Muitos poderiam dizer: a lei não diz "mero" constrangimento, mas sim "sério" constrangimento.
Faço, então, a seguinte afirmação: o que é sério para um, não o é para outro. É um critério, repito, altamente abstrato.
Isso nos mostra, mais uma vez, a intenção do legislador em procurar flexibilizar os requisitos de retirada do réu da sala de audiência para que o mesmo, sempre, permaneça fora.
2.3 ATINGIR TANTO TESTEMUNHA, COMO O OFENDIDO.
Diferentemente da redação anterior, agora o réu poderá ser retirado da audiência (caso não seja possível a videoconferência) se o mero fato de sua presença puder causar humilhação, temor ou sério constrangimento ao ofendido, de modo que prejudique a verdade do depoimento.
Em resumo: parece que neste caso sempre ficará fora da sala.
2.4 VIDEOCONFERÊNCIA
Até que enfim há previsão em legislação federal (assim, constitucional) da videoconferência.
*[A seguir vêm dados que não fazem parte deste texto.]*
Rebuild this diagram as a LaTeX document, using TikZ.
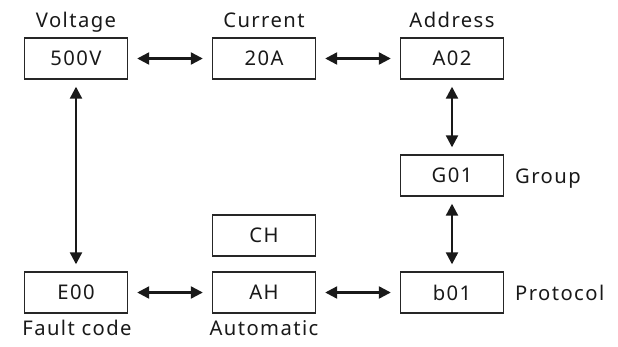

Mas só para o caso restrito do art. 217, do CPP.
Pena que a lei não aproveitou o ensejo para regulamentar como deverá ser feita a videoconferência (quem deverá estar presente no local de depoimento do ofendido e oitiva das testemunhas etc.).
Por fim, para que se conclua o presente texto, o parágrafo único (nova redação) do art. 217, do CPP, não nos trouxe novidades.
O que gostaria de salientar é que o parágrafo único é norma mandamental para o escrevente judiciário que deverá lavrar o termo. Caso não faça constar a ocorrência e os motivos que determinaram a aplicação da medida, poderá responder por infração funcional e até mesmo criminal.
Deve o defensor público, o advogado de defesa ou o membro do Ministério Público (custus legis) se insurgir e exigir do escrevente que cumpra o que a lei determina, e não, muitas vezes, o que o juiz manda não fazer.
Caso contrário (o escrevente se recusar a constar o ocorrido no termo de audiência a mando do juiz), deve o defensor do réu se levantar com seu cliente, chamar duas testemunhas e se dirigir à Ouvidoria, denunciando o ocorrido.